LAST CHANCE GAS – Part III
Universal
Media Syndicate
TITAN – The final chapter in the mysterious
saga of the missing E.S. Armstrong
has yet to be written. The vessel is out there somewhere beyond the human
boundary: that much is known. Whether the ship is crippled and adrift in the
emptiness of deep space, wrecked upon the barren surface of an asteroid,
suffered a collision with a meteor or has met some other unpredictable fate
remains a topic of pure speculation. On Earth, far-fetched alien conspiracy theories,
so much a symptom of this age of exploration, abound. Here on Titan, the Armstrong’s last port of call, there is
a firm yet quiet faith that she must one day come home.

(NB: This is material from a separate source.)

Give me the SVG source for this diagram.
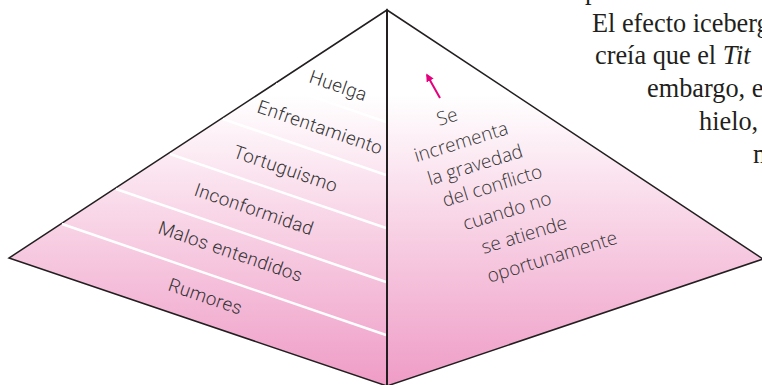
<svg xmlns="http://www.w3.org/2000/svg" width="762" height="385" viewBox="0 0 762 385">
  <defs>
    <linearGradient id="pink" gradientUnits="userSpaceOnUse" x1="0" y1="95" x2="0" y2="386">
      <stop offset="0" stop-color="#ffffff"/>
      <stop offset="1" stop-color="#ef9cc6"/>
    </linearGradient>
    <marker id="arrowhead" viewBox="0 0 10 10" refX="8" refY="5" markerWidth="4" markerHeight="4" orient="auto" markerUnits="strokeWidth">
      <path d="M0,0 L10,5 L0,10 z" fill="#e5007d"/>
    </marker>
  </defs>
  <style>
    .face { fill: url(#pink); stroke: #231f20; stroke-width: 1.5; stroke-linejoin: miter; }
    .edge { stroke: #231f20; stroke-width: 2; fill: none; }
    .divider { stroke: #ffffff; stroke-width: 2.5; fill: none; }
    .lvl { font-family: Roboto, "DejaVu Sans", sans-serif; font-weight: 300; font-size: 18.6px; fill: #333333; letter-spacing: 0.4px; }
    .note { font-family: "Open Sans", "Noto Sans", sans-serif; font-weight: 300; font-size: 19px; fill: #333333; text-anchor: middle; }
    .body { font-family: "Liberation Serif", "Times New Roman", serif; font-size: 26.3px; fill: #231f20; }
  </style>

  <g id="pyramid">
    <polygon class="face" points="387,10 9,258 387,386"/>
    <polygon class="face" points="387,10 763,259 387,386"/>
    <g id="dividers">
      <line class="divider" x1="276" y1="84" x2="386" y2="122"/>
      <line class="divider" x1="223" y1="119" x2="386" y2="175"/>
      <line class="divider" x1="170" y1="154" x2="386" y2="228"/>
      <line class="divider" x1="116" y1="189" x2="386" y2="282"/>
      <line class="divider" x1="62" y1="224" x2="386" y2="335"/>
    </g>
    <line class="edge" x1="387" y1="10" x2="387" y2="386"/>
  </g>

  <g id="level-huelga"><text class="lvl" transform="translate(308,82) rotate(19)">Huelga</text></g>
  <g id="level-enfrentamiento"><text class="lvl" transform="translate(256,112) rotate(19)">Enfrentamiento</text></g>
  <g id="level-tortuguismo"><text class="lvl" transform="translate(232,157) rotate(19)">Tortuguismo</text></g>
  <g id="level-inconformidad"><text class="lvl" transform="translate(193,195) rotate(19)">Inconformidad</text></g>
  <g id="level-malos"><text class="lvl" transform="translate(157,233) rotate(19)">Malos entendidos</text></g>
  <g id="level-rumores"><text class="lvl" transform="translate(167,290) rotate(19)">Rumores</text></g>

  <g id="note">
    <text class="note" transform="translate(449,123) rotate(-17)">Se</text>
    <text class="note" transform="translate(463,148) rotate(-17)">incrementa</text>
    <text class="note" transform="translate(477,171) rotate(-17)">la gravedad</text>
    <text class="note" transform="translate(494,192) rotate(-17)">del conflicto</text>
    <text class="note" transform="translate(509,217) rotate(-17)">cuando no</text>
    <text class="note" transform="translate(526,241) rotate(-17)">se atiende</text>
    <text class="note" transform="translate(554,263) rotate(-17)">oportunamente</text>
  </g>

  <g id="connectors">
    <line x1="440" y1="98" x2="427" y2="75" stroke="#e5007d" stroke-width="2" marker-end="url(#arrowhead)"/>
  </g>

  <g id="body-text" class="body">
    <text x="585" y="-0.7">p</text>
    <text x="592" y="32">El efecto iceberg</text>
    <text x="595" y="64">creía que el <tspan font-style="italic">Tit</tspan></text>
    <text x="647" y="97">embargo, e</text>
    <text x="699" y="130">hielo,</text>
    <text x="753" y="163">m</text>
  </g>
</svg>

There is a palpable sense of relief in the
filtered, recycled air of the Last Chance Gas complex when the E.S. Champlain touches down. One of
their own, like the prodigal wanderer of myth, has successfully returned from
an extended mission in the great void. The Champlain
is inbound, stopping on Titan for refueling and maintenance before undertaking
the next leg of the relay back to Earth. The hulking hull of the ship fills in
all of the gaps in the refinery’s lattice pattern of scaffold and piping, its
ovular shape suggesting an ancient dirigible, one of humankind’s original airships.
The 16-wheeled accordion crew shuttles have
begun splashing through the relentless green methane rain from the landing pad
and disgorging their riders. The Last Chance Gas mess hall is filling up. The
atmosphere above the long picnic-style tables and benches is thick with gree-gree vapour and fluids flying from
toasted drinks. The video bulwarks flick a moiré pattern of real time Titan
data (the weather among other things is always a concern), entertainment shorts
and advertisements for goods and services which may only be had closer to
Earth. The noise is akin to an idling rocket motor. The scene is a celebration,
a tacit reminder that despite all of the progress and technological leaps,
human life is frail and at great risk in these merciless and distant environs.
Champlain Commander Alicia Yuan has been around. “But only if you’re talking
about the solar system,” she laughs. She is sitting with Last Chance Gas
proprietor Jimmy Singh and Grant Turnbull, the refinery’s overseer. The trio
has known each other for years, ever since Singh opened a night club on the
First Martian Colony. “I remember The Brass Tiger well,” says Yuan. “It was
notorious. But what happened at The Brass Tiger stays at The Brass Tiger.”
There is an aura of exclusivity to the reunion, interlopers are welcome but
will always remain outsiders. The jokes and japes are fast and furious. “I’ll
tell you this much,” Yuan shouts above the din, “Jimmy likes me better outbound
because that means I’m carrying a cargo of goodies for him. Grant likes me
better inbound because it means he gets away from Jimmy for a well deserved
holiday.”
The talk soon turns serious, as it must and
then to the fate of the Armstrong, as
it will. The space travel relay system is innovative in its simplicity. Starships
journey in stages from fuel point to fuel point. Titan is the end of the line
or figuratively, the ends of the Earth. An outbound vessel from Singh’s Last
Chance Gas will eventually near mission critical, the point of no return. The
trouble is, mission critical is not an absolute U-turn co-ordinate on what may
be an incomplete navigational chart.
“Ships’ ranges vary,” says Turnbull. “Once
you’ve reached Titan and you’ve off-laden all of your cargo, you’re able to
carry that much more fuel.”
“(Armstrong
Commander) Yannick Saul was no cowboy,” Yuan maintains. “We trained together
and he knew his ship, every O-ring and rivet, knew its limits.”
Singh adds, “I’m a businessman, not a
scientist. But I can tell you that whatever the laws of astrophysics are, none
of which I pretend to understand, weird things happen to time and distance out
here. It’s possible the Armstrong
communicated a distress signal. It may take years to reach us.”
Oddly for a perfect vacuum, space is full
of noise. There is a constant background of static believed to be an echo of
the Big Bang, the universe’s creation. Primitive radio waves and even beams
from long ago extinguished sources of light become bent and distorted, knotting
themselves into the pulsing fabric of the unknown. Nothing ever vanishes.
“Foo fighters,” Yuan says, using a phrase
coined by 20th century aviators to describe strange atmospheric
phenomena. But so far only silence from Commander Yannick Saul and the E.S. Armstrong throughout the white
noise of the galaxy. “Whatever my mission is, whatever any Earth Ship mission
is, we all have standing orders to locate and if possible, rescue the Armstrong.” Yuan stands up; her ship
requires its Commander. “If it was the Champlain
lost out there, my ship, I know Yan would be all over it.”